WRITTEN REQUEST
Look for the string "size" and copy every line that has it.

STORED DATA
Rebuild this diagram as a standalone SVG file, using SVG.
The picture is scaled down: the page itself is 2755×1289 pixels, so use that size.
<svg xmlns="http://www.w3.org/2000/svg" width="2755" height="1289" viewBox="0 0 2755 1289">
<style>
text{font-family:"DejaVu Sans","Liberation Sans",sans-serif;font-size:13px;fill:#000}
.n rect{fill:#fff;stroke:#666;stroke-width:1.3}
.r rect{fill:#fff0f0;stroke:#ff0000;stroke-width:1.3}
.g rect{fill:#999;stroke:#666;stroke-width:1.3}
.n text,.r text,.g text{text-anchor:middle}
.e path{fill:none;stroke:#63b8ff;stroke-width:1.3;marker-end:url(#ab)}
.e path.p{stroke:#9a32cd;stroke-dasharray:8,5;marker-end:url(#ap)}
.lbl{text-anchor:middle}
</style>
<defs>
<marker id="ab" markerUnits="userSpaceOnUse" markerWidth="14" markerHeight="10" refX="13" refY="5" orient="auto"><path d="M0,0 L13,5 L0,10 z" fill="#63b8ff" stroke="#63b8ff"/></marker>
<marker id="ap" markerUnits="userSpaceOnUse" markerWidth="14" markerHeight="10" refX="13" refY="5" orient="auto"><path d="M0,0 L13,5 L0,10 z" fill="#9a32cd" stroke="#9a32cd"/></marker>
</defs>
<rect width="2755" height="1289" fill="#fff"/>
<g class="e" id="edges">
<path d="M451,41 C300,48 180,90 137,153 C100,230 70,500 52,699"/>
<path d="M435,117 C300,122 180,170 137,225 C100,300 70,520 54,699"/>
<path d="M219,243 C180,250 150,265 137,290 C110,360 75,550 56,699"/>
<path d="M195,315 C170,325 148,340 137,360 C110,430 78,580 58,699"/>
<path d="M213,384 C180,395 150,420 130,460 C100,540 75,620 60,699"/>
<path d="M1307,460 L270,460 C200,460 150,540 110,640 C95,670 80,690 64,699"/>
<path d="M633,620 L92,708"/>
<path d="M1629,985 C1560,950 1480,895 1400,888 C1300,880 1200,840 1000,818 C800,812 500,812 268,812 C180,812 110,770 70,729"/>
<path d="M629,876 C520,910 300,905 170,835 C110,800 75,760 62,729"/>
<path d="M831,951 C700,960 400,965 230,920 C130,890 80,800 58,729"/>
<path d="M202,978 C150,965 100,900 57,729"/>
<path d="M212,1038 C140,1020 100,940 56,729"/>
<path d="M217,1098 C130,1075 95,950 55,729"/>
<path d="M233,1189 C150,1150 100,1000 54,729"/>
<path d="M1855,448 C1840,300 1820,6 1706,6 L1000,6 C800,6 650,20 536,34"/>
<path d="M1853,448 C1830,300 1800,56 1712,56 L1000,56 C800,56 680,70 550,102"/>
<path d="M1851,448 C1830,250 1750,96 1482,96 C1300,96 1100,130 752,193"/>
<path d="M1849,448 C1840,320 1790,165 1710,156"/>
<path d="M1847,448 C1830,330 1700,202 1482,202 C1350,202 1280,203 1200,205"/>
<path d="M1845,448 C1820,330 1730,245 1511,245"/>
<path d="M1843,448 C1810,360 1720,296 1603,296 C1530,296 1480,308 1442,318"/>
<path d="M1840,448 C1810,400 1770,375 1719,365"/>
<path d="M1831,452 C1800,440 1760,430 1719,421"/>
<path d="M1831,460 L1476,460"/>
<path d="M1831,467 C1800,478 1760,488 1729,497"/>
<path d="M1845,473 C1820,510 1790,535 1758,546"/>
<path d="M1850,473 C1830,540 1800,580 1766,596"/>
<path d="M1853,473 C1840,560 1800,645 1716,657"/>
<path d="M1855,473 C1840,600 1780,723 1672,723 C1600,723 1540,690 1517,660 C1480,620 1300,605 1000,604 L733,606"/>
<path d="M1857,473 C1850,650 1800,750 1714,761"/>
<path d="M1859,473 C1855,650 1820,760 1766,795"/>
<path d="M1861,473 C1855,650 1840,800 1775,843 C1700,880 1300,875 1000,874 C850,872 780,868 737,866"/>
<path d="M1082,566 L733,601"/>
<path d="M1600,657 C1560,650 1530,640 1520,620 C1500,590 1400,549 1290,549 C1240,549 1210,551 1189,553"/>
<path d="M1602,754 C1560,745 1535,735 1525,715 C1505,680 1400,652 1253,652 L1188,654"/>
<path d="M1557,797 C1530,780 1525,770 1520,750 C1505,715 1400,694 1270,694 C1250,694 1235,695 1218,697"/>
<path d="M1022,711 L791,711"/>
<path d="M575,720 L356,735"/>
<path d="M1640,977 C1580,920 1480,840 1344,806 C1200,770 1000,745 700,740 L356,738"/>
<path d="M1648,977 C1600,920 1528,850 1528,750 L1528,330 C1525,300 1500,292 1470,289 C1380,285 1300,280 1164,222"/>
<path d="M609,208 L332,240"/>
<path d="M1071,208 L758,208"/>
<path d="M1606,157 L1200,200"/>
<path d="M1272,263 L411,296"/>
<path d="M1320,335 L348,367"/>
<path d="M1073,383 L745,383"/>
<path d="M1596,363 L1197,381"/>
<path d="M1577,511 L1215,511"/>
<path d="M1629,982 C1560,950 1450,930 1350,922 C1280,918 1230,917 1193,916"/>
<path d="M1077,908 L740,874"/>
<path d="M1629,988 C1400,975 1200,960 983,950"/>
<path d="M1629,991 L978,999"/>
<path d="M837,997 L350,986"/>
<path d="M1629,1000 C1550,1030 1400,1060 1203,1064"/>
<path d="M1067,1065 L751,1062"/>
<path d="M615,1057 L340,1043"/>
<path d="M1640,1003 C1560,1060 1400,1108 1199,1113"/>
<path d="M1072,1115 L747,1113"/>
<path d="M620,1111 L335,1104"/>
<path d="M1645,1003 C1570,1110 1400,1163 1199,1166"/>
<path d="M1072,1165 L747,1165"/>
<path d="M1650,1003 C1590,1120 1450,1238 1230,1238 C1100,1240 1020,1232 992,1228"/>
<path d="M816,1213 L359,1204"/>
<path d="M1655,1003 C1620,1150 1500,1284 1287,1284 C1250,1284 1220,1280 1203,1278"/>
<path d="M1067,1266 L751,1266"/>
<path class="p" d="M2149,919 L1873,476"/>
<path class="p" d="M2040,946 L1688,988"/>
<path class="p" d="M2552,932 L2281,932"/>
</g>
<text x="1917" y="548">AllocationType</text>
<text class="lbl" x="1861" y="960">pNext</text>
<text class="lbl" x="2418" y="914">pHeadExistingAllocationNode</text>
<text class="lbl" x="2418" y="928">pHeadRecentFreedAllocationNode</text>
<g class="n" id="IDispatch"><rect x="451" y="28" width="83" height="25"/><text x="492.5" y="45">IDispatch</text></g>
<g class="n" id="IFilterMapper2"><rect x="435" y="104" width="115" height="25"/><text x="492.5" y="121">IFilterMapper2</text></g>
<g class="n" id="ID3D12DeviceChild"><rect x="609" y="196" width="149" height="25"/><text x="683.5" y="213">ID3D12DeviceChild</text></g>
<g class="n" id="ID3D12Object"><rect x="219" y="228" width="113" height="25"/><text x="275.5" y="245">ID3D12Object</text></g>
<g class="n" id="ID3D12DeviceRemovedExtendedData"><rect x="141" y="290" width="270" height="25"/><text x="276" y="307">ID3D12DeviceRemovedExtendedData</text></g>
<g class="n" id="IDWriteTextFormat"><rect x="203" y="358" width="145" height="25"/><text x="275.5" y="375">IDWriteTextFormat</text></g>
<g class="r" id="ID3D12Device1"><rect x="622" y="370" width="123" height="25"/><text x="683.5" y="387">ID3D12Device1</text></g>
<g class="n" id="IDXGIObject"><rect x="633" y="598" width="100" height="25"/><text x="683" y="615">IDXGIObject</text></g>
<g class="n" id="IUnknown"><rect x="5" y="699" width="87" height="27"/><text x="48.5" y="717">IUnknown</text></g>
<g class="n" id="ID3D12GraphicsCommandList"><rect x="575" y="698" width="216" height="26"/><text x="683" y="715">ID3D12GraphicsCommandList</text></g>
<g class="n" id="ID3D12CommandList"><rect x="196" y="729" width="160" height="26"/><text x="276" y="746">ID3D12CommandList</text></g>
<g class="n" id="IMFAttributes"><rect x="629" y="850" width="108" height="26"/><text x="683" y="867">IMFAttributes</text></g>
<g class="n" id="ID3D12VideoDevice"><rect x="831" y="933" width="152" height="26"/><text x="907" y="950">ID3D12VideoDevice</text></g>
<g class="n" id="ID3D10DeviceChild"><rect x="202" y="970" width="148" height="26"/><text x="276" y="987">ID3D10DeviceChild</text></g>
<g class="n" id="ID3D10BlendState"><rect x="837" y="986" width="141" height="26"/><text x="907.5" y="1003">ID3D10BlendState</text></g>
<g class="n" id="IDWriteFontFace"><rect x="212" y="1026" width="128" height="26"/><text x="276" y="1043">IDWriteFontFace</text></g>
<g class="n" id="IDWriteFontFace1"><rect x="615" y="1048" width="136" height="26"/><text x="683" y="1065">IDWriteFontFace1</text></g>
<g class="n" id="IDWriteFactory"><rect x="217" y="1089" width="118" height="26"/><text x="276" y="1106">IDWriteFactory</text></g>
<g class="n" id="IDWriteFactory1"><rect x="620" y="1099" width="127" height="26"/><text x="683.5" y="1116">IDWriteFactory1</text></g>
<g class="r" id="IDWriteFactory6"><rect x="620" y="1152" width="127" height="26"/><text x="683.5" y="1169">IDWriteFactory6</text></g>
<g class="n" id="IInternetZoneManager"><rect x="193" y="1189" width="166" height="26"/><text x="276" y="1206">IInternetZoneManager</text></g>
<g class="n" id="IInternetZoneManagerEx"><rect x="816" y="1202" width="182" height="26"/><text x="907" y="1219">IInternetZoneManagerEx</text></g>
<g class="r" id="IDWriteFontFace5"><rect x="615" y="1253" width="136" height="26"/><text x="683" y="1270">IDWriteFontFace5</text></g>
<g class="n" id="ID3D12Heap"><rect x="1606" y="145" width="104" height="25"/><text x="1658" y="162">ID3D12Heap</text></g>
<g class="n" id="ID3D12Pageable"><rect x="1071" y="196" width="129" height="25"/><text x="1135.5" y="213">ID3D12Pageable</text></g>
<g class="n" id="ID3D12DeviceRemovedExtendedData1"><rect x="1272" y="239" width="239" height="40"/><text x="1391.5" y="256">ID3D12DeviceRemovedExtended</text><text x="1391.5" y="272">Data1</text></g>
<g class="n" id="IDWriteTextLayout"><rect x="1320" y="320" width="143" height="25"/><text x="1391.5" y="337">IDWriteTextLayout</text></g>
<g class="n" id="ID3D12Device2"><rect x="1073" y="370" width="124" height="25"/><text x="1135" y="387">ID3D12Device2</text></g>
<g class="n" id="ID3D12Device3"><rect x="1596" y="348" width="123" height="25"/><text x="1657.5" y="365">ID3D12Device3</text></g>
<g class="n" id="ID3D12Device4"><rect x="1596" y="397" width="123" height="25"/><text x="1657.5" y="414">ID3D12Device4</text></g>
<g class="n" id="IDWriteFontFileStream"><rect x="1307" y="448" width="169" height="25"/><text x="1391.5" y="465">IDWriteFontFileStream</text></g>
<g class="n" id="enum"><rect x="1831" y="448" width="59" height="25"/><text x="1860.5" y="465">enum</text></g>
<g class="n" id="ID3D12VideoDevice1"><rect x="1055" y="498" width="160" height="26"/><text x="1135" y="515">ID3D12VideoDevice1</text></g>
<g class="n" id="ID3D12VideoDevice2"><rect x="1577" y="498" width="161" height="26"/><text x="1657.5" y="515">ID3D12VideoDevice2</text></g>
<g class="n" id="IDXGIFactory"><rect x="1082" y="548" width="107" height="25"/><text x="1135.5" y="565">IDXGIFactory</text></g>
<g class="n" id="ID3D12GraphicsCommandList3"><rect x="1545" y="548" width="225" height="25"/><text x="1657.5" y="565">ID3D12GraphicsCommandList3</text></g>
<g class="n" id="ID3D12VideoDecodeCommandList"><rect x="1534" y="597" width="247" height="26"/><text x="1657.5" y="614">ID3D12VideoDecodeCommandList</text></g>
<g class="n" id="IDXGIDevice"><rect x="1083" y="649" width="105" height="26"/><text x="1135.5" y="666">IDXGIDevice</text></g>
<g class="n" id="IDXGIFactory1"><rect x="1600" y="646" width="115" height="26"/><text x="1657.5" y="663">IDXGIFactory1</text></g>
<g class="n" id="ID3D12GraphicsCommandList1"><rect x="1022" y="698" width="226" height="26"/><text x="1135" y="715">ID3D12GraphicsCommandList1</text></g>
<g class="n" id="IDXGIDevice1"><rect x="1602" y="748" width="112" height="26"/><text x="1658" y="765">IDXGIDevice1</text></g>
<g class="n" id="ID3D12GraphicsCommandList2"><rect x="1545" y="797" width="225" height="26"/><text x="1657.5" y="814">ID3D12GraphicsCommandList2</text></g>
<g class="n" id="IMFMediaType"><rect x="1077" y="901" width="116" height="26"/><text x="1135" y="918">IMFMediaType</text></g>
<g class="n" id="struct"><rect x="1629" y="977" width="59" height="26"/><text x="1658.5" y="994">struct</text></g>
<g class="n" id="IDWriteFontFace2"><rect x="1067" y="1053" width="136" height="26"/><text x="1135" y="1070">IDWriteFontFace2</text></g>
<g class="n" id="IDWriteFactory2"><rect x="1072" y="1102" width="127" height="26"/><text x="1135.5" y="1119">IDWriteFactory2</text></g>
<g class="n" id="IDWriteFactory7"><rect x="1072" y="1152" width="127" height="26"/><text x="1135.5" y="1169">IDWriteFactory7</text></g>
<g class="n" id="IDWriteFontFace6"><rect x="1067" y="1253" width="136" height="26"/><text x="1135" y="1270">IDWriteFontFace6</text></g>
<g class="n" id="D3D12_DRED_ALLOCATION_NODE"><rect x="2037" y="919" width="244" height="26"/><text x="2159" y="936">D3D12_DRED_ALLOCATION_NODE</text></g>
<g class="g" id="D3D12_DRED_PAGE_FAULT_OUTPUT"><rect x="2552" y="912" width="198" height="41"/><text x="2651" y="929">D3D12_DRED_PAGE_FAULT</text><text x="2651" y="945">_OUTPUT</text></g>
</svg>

COMPLETE ANSWER
The picture is scaled down: the page itself is 2755×1289 pixels, so use that size.
text{font-family:"DejaVu Sans","Liberation Sans",sans-serif;font-size:13px;fill:#000}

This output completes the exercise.